Source code of charts:
------------------------

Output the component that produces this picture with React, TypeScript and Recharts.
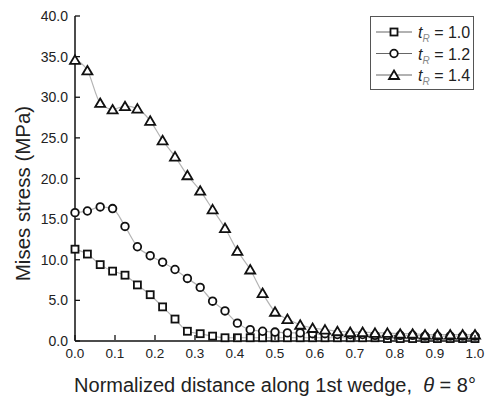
import React from 'react';
import { LineChart, Line, XAxis, YAxis, Label } from 'recharts';

// normalized positions along the wedge (33 nodes)
const positions = [
  0, 0.031, 0.063, 0.094, 0.125, 0.156, 0.188, 0.219, 0.25, 0.281, 0.313,
  0.344, 0.375, 0.406, 0.438, 0.469, 0.5, 0.531, 0.563, 0.594, 0.625, 0.656,
  0.688, 0.719, 0.75, 0.781, 0.813, 0.844, 0.875, 0.906, 0.938, 0.969, 1.0
];

const stressR10 = [
  11.3, 10.7, 9.4, 8.6, 8.1, 6.9, 5.7, 4.2, 2.7, 1.2, 0.9, 0.6, 0.4, 0.4, 0.4,
  0.4, 0.4, 0.4, 0.4, 0.4, 0.4, 0.4, 0.4, 0.4, 0.4, 0.3, 0.3, 0.3, 0.3, 0.3,
  0.3, 0.3, 0.3
];

const stressR12 = [
  15.8, 16.0, 16.5, 16.3, 14.1, 11.6, 10.5, 9.7, 8.8, 7.7, 6.6, 4.9, 3.7, 2.2,
  1.4, 1.2, 1.1, 1.0, 1.0, 0.9, 0.9, 0.8, 0.8, 0.8, 0.7, 0.7, 0.7, 0.7, 0.6,
  0.6, 0.6, 0.6, 0.6
];

const stressR14 = [
  34.6, 33.3, 29.3, 28.5, 28.9, 28.6, 27.1, 24.7, 22.7, 20.4, 18.5, 16.2, 13.9,
  11.1, 8.8, 5.9, 3.6, 2.7, 2.0, 1.6, 1.4, 1.2, 1.1, 1.1, 1.0, 1.0, 0.9, 0.9,
  0.8, 0.8, 0.8, 0.8, 0.8
];

const xTicks = [0, 0.1, 0.2, 0.3, 0.4, 0.5, 0.6, 0.7, 0.8, 0.9, 1.0];
const yTicks = [0, 5, 10, 15, 20, 25, 30, 35, 40];

const seriesLabels = ['1.0', '1.2', '1.4'];

const data = positions.map((x, i) => ({
  x,
  r10: stressR10[i],
  r12: stressR12[i],
  r14: stressR14[i]
}));

const FONT = '"Liberation Sans", Arial, sans-serif';
const INK = '#111';
const LINK = '#b4b4b4';

const SquareDot = ({ cx, cy }: any) => (
  <rect x={cx - 3.5} y={cy - 3.5} width={7} height={7} fill="#fff" stroke={INK} strokeWidth={1.8} />
);

const CircleDot = ({ cx, cy }: any) => (
  <circle cx={cx} cy={cy} r={3.8} fill="#fff" stroke={INK} strokeWidth={1.8} />
);

const TriangleDot = ({ cx, cy }: any) => (
  <path
    d={`M${cx},${cy - 4.5} L${cx + 5},${cy + 4} L${cx - 5},${cy + 4} Z`}
    fill="#fff"
    stroke={INK}
    strokeWidth={1.8}
    strokeLinejoin="miter"
  />
);

const markers = [SquareDot, CircleDot, TriangleDot];

const YTick = ({ x, y, payload }: any) => (
  <g>
    <line x1={x + 7} x2={x + 12} y1={y} y2={y} stroke={INK} strokeWidth={1.3} />
    <text x={x} y={y} dy={5} textAnchor="end" fontFamily={FONT} fontSize={14} fill="#222">
      {payload.value.toFixed(1)}
    </text>
  </g>
);

const XTick = ({ x, y, payload }: any) => (
  <g>
    <line x1={x} x2={x} y1={y - 6} y2={y - 11} stroke={INK} strokeWidth={1.3} />
    <text x={x} y={y} dy={12} textAnchor="middle" fontFamily={FONT} fontSize={13.5} fill="#222">
      {payload.value.toFixed(1)}
    </text>
  </g>
);

// legend box sits in the upper right corner of the plot
const LegendBox = () => (
  <div
    style={{
      position: 'absolute',
      left: 370,
      top: 16,
      width: 104,
      height: 74,
      border: '1.5px solid #555',
      background: '#fff',
      boxSizing: 'border-box'
    }}
  >
    <svg width={101} height={71} style={{ display: 'block' }}>
      {seriesLabels.map((lab, i) => {
        const cy = 15 + i * 21.5;
        const Marker = markers[i];
        return (
          <g key={lab}>
            <line x1={5} x2={41} y1={cy} y2={cy} stroke="#666" strokeWidth={1.2} />
            <Marker cx={23} cy={cy} />
            <text x={47} y={cy + 6} fontFamily={FONT} fontSize={16} fill="#222">
              <tspan fontStyle="italic">t</tspan>
              <tspan fontSize={10} dy={4} fontStyle="italic" fill="#888">R</tspan>
              <tspan dy={-4}> = {lab}</tspan>
            </text>
          </g>
        );
      })}
    </svg>
  </div>
);

const YTitle = ({ viewBox }: any) => {
  const cy = viewBox.y + viewBox.height / 2 + 15;
  return (
    <text
      x={30}
      y={cy}
      transform={`rotate(-90, 30, ${cy})`}
      textAnchor="middle"
      fontFamily={FONT}
      fontSize={20.5}
      fill="#222"
    >
      Mises stress (MPa)
    </text>
  );
};

const XTitle = ({ viewBox }: any) => {
  const cx = viewBox.x + viewBox.width / 2;
  return (
    <text x={cx} y={392} textAnchor="middle" fontFamily={FONT} fontSize={20} fill="#222" xmlSpace="preserve">
      Normalized distance along 1st wedge,{'  '}
      <tspan fontStyle="italic">θ</tspan> = 8°
    </text>
  );
};

export default function App() {
  return (
    <div style={{ position: 'absolute', left: 0, top: 0, width: 486, height: 403, background: '#fff' }}>
      <LineChart
        width={486}
        height={403}
        data={data}
        margin={{ top: 16, right: 11, bottom: 20, left: 0 }}
      >
        <XAxis
          dataKey="x"
          type="number"
          domain={[0, 1]}
          ticks={xTicks}
          interval={0}
          tickSize={0}
          tickMargin={5}
          tick={<XTick />}
          axisLine={{ stroke: INK, strokeWidth: 1.5 }}
          height={42}
        >
          <Label content={<XTitle />} />
        </XAxis>
        <YAxis
          type="number"
          domain={[0, 40]}
          ticks={yTicks}
          interval={0}
          tickSize={0}
          tickMargin={7}
          tick={<YTick />}
          axisLine={{ stroke: INK, strokeWidth: 1.5 }}
          width={75}
        >
          <Label content={<YTitle />} />
        </YAxis>
        <Line dataKey="r10" type="monotone" stroke={LINK} strokeWidth={1.2} dot={<SquareDot />} activeDot={false} isAnimationActive={false} />
        <Line dataKey="r12" type="monotone" stroke={LINK} strokeWidth={1.2} dot={<CircleDot />} activeDot={false} isAnimationActive={false} />
        <Line dataKey="r14" type="monotone" stroke={LINK} strokeWidth={1.2} dot={<TriangleDot />} activeDot={false} isAnimationActive={false} />
      </LineChart>
      <LegendBox />
    </div>
  );
}
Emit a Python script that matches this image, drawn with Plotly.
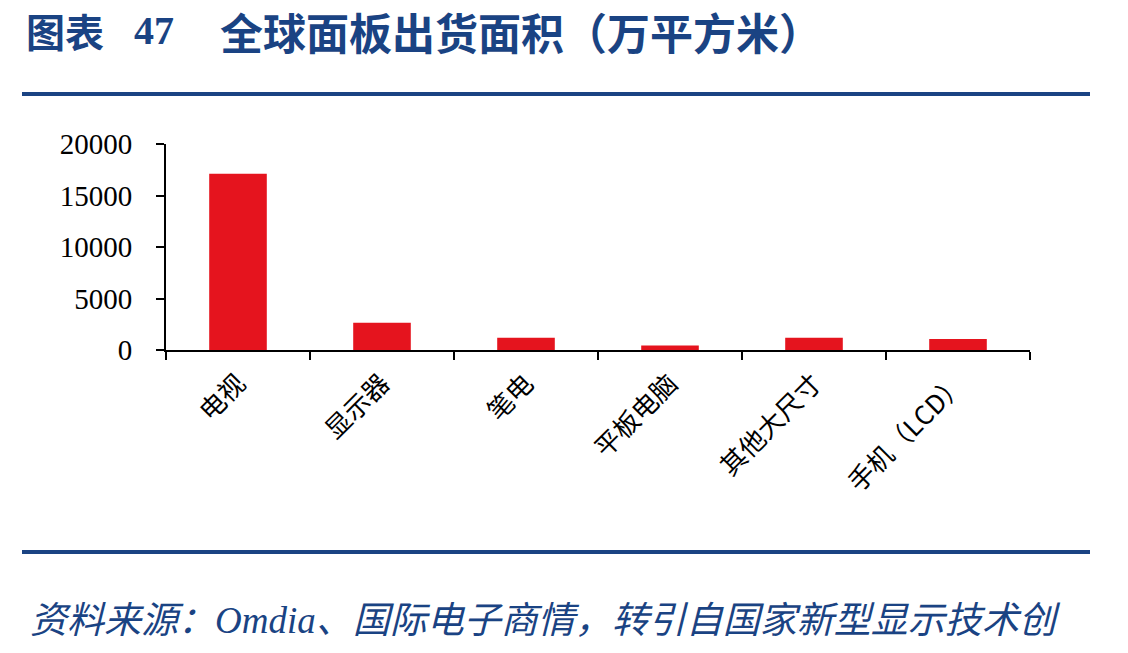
import plotly.graph_objects as go

categories = ["电视", "显示器", "笔电", "平板电脑", "其他大尺寸", "手机（LCD）"]
values = [17100, 2650, 1200, 430, 1200, 1080]
y_ticks = [0, 5000, 10000, 15000, 20000]

W, H = 1128, 653
BLUE = "#1A4383"
RED = "#E5141E"
SERIF = "Liberation Serif, Noto Sans CJK SC"

fig = go.Figure()
fig.add_trace(go.Bar(x=categories, y=values, marker=dict(color=RED, line=dict(width=0))))

fig.update_layout(
    width=W, height=H, autosize=False,
    margin=dict(l=0, r=0, t=0, b=0, pad=0),
    paper_bgcolor="white", plot_bgcolor="white",
    bargap=0.6,
    showlegend=False,
    font=dict(family=SERIF, color="black"),
    xaxis=dict(
        domain=[166 / W, 1030 / W],
        type="category",
        automargin=False,
        showline=True, linecolor="black", linewidth=2,
        ticks="outside", tickson="boundaries", ticklen=8, tickwidth=1.5, tickcolor="black",
        tickangle=-45,
        ticklabelstandoff=6,
        tickfont=dict(size=26, family="Noto Sans CJK SC, Liberation Serif", color="black"),
        showgrid=False, zeroline=False,
    ),
    yaxis=dict(
        domain=[(H - 350) / H, (H - 144) / H],
        range=[0, 20000],
        automargin=False,
        tickvals=y_ticks,
        ticktext=[str(v) for v in y_ticks],
        showline=True, linecolor="black", linewidth=2,
        ticks="outside", ticklen=8, tickwidth=1.5, tickcolor="black",
        ticklabelstandoff=18,
        tickfont=dict(size=29, family="Liberation Serif", color="black"),
        showgrid=False, zeroline=False,
    ),
)

# Title
fig.add_annotation(
    text="<b>图表</b>", xref="paper", yref="paper",
    x=24 / W, y=1 - 30 / H, xanchor="left", yanchor="middle", showarrow=False,
    font=dict(size=39, color=BLUE, family="Noto Sans CJK SC"),
)
fig.add_annotation(
    text="<b>47</b>", xref="paper", yref="paper",
    x=132 / W, y=1 - 30 / H, xanchor="left", yanchor="middle", showarrow=False,
    font=dict(size=40, color=BLUE, family="Liberation Serif"),
)
fig.add_annotation(
    text="<b>全球面板出货面积（万平方米）</b>", xref="paper", yref="paper",
    x=218 / W, y=1 - 31 / H, xanchor="left", yanchor="middle", showarrow=False,
    font=dict(size=43, color=BLUE, family="Noto Sans CJK SC"),
)

# Rules
for ypx in (94, 552):
    fig.add_shape(
        type="line", xref="paper", yref="paper",
        x0=22 / W, x1=1090 / W, y0=1 - ypx / H, y1=1 - ypx / H,
        line=dict(color=BLUE, width=4),
    )

# Source
fig.add_annotation(
    text="<i>资料来源：Omdia、国际电子商情，转引自国家新型显示技术创</i>",
    xref="paper", yref="paper",
    x=28 / W, y=1 - 620 / H, xanchor="left", yanchor="middle", showarrow=False,
    font=dict(size=37, color=BLUE, family="Liberation Serif, Noto Sans CJK SC"),
)

fig.write_html("out.html", config={"responsive": False})
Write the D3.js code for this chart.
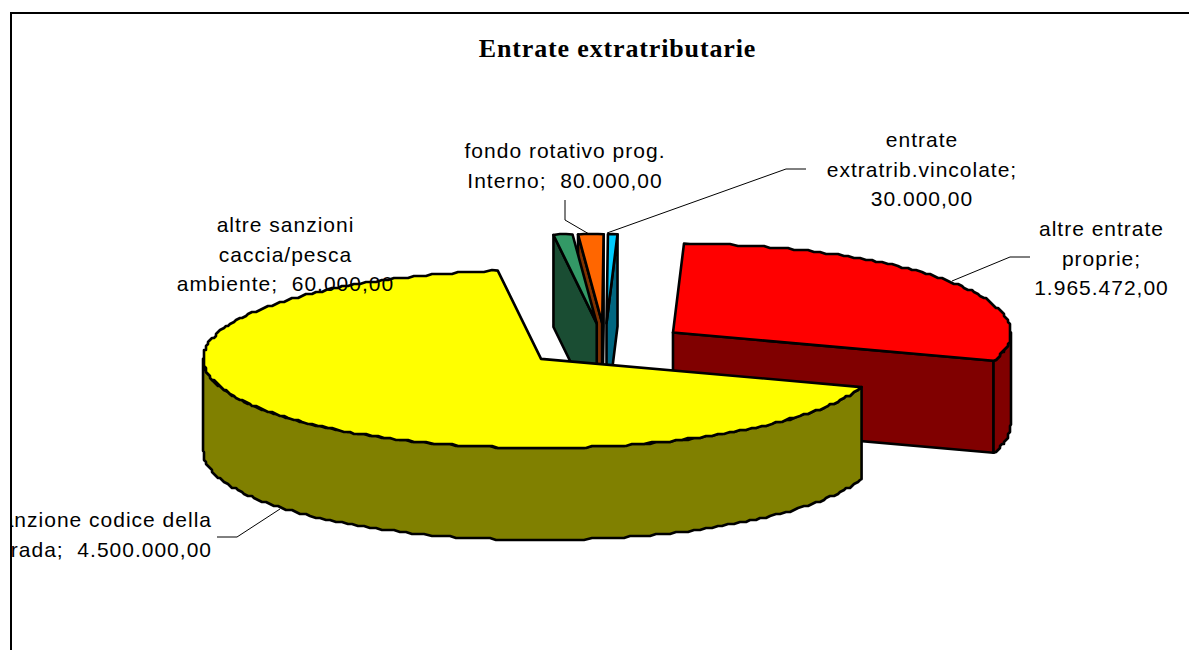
<!DOCTYPE html>
<html>
<head>
<meta charset="utf-8">
<title>Entrate extratributarie</title>
<style>
  html, body { margin: 0; padding: 0; background: #fff; overflow: hidden; }
  svg { display: block; }
  text { font-family: "Liberation Sans", Arial, sans-serif; font-size: 21px; letter-spacing: 1px; fill: #000; }
</style>
</head>
<body>
<svg width="1189" height="650"></svg>
<script src="https://d3js.org/d3.v7.min.js"></script>
<script>
// clockwise from the big yellow slice
const names = ["sanzione codice della strada", "altre sanzioni caccia/pesca ambiente", "fondo rotativo prog. Interno", "entrate extratrib.vincolate", "altre entrate proprie"];
const values = [4500000, 60000, 80000, 30000, 1965472];
const topColors = ["#ffff00", "#339966", "#ff6600", "#00ccff", "#ff0000"];
const sideColors = ["#808000", "#1a4d33", "#803300", "#006680", "#800000"];
const drawOrder = [3, 2, 1, 4, 0];

const labelLines = [
  ["sanzione codice della", "strada;  4.500.000,00"],
  ["altre sanzioni", "caccia/pesca", "ambiente;  60.000,00"],
  ["fondo rotativo prog.", "Interno;  80.000,00"],
  ["entrate", "extratrib.vincolate;", "30.000,00"],
  ["altre entrate", "proprie;", "1.965.472,00"]
];
const labelX = [212, 285.5, 565, 922, 1101.5];
const labelY = [527, 232, 158, 147, 236];
const labelAnchor = ["end", "middle", "middle", "middle", "middle"];
const leaders = [
  [[217, 537], [237, 537], [280, 509]],
  [],
  [[565, 200], [565, 220], [589, 234]],
  [[806, 169], [786, 169], [607, 233]],
  [[1030, 257], [1010, 257], [952, 281]]
];

const cx = 605, cy = 345, rx = 338, ry = 89, depth = 92, explode = 0.245;
const lineGap = 29.5;
const TAU = Math.PI * 2;
const startDeg = 108.5;

const svg = d3.select("svg");
svg.append("defs").append("clipPath").attr("id", "frame")
  .append("rect").attr("x", 12).attr("y", 13).attr("width", 1177).attr("height", 637);

// frame
svg.append("path").attr("d", "M11,650V13H1189").attr("fill", "none").attr("stroke", "#000").attr("stroke-width", 2);

svg.append("text").attr("x", 617.5).attr("y", 57).attr("text-anchor", "middle")
  .style("font-family", '"Liberation Serif", "Times New Roman", serif')
  .style("font-weight", "bold").style("font-size", "26px").style("letter-spacing", "0.85px")
  .text("Entrate extratributarie");

const start = startDeg * Math.PI / 180;
// angles wrapped back under a full turn, the red slice runs past north
const arcs = d3.pie().sort(null).startAngle(start).endAngle(start + TAU)(values).map(d => {
  if (d.startAngle >= TAU) { d.startAngle -= TAU; d.endAngle -= TAU; }
  return d;
});
const lineGen = d3.line();

function centre(d) {
  const mid = (d.startAngle + d.endAngle) / 2;
  return [cx + explode * rx * Math.sin(mid), cy - explode * ry * Math.cos(mid)];
}
function rimPoint(c, a, drop) {
  return [c[0] + rx * Math.sin(a), c[1] - ry * Math.cos(a) + (drop || 0)];
}
function rimPoints(c, a0, a1, drop) {
  // rim of the original is a rough polygon, snap the inner points to a small grid
  const n = Math.max(1, Math.ceil(Math.abs(a1 - a0) / 0.02));
  return d3.range(n + 1).map(i => {
    const p = rimPoint(c, a0 + (a1 - a0) * i / n, drop);
    return (i === 0 || i === n) ? p : [Math.round(p[0] / 2) * 2, Math.round(p[1] / 2) * 2];
  });
}
function face(c, a) {
  const p = rimPoint(c, a), q = rimPoint(c, a, depth);
  return lineGen([c, p, q, [c[0], c[1] + depth]]) + "Z";
}

const slices = svg.append("g").selectAll("g")
  .data(drawOrder.map(i => arcs[i]))
  .join("g")
  .attr("stroke", "#000").attr("stroke-width", 2.6).attr("stroke-linejoin", "round");

slices.each(function (d) {
  const g = d3.select(this);
  const c = centre(d);
  const side = sideColors[d.index];

  // only cut faces turned towards the viewer
  if (Math.sin(d.startAngle) < 0) g.append("path").attr("d", face(c, d.startAngle)).attr("fill", side);
  if (Math.sin(d.endAngle) > 0) g.append("path").attr("d", face(c, d.endAngle)).attr("fill", side);

  // outer wall, front half only
  const a0 = Math.max(d.startAngle, Math.PI / 2), a1 = Math.min(d.endAngle, Math.PI * 1.5);
  if (a1 > a0) {
    const pts = rimPoints(c, a0, a1, 0).concat(rimPoints(c, a1, a0, depth));
    g.append("path").attr("d", lineGen(pts) + "Z").attr("fill", side);
  }

  g.append("path")
    .attr("d", lineGen([c].concat(rimPoints(c, d.startAngle, d.endAngle, 0))) + "Z")
    .attr("fill", topColors[d.index]);
});

// leader lines
svg.append("g").selectAll("path")
  .data(leaders.filter(l => l.length))
  .join("path")
  .attr("d", d => lineGen(d))
  .attr("fill", "none").attr("stroke", "#000").attr("stroke-width", 1);

// labels, clipped by the chart frame
const labels = svg.append("g").attr("clip-path", "url(#frame)").selectAll("text")
  .data(names)
  .join("text")
  .attr("text-anchor", (d, i) => labelAnchor[i]);
labels.selectAll("tspan")
  .data((d, i) => labelLines[i].map((t, j) => ({ t, x: labelX[i], y: labelY[i] + j * lineGap })))
  .join("tspan")
  .attr("x", d => d.x).attr("y", d => d.y)
  .style("white-space", "pre")
  .text(d => d.t);
</script>
</body>
</html>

------------------------

Give the lines above again exactly, from the one containing "Emit a Python" to the one containing "y_ticks = [0, 5000, 10000, 15000, 20000]", both included, but leave out the pictures.

SOLUTION TO THE PROBLEM:
Emit a Python script that matches this image, drawn with Plotly.
import plotly.graph_objects as go

categories = ["电视", "显示器", "笔电", "平板电脑", "其他大尺寸", "手机（LCD）"]
values = [17100, 2650, 1200, 430, 1200, 1080]
y_ticks = [0, 5000, 10000, 15000, 20000]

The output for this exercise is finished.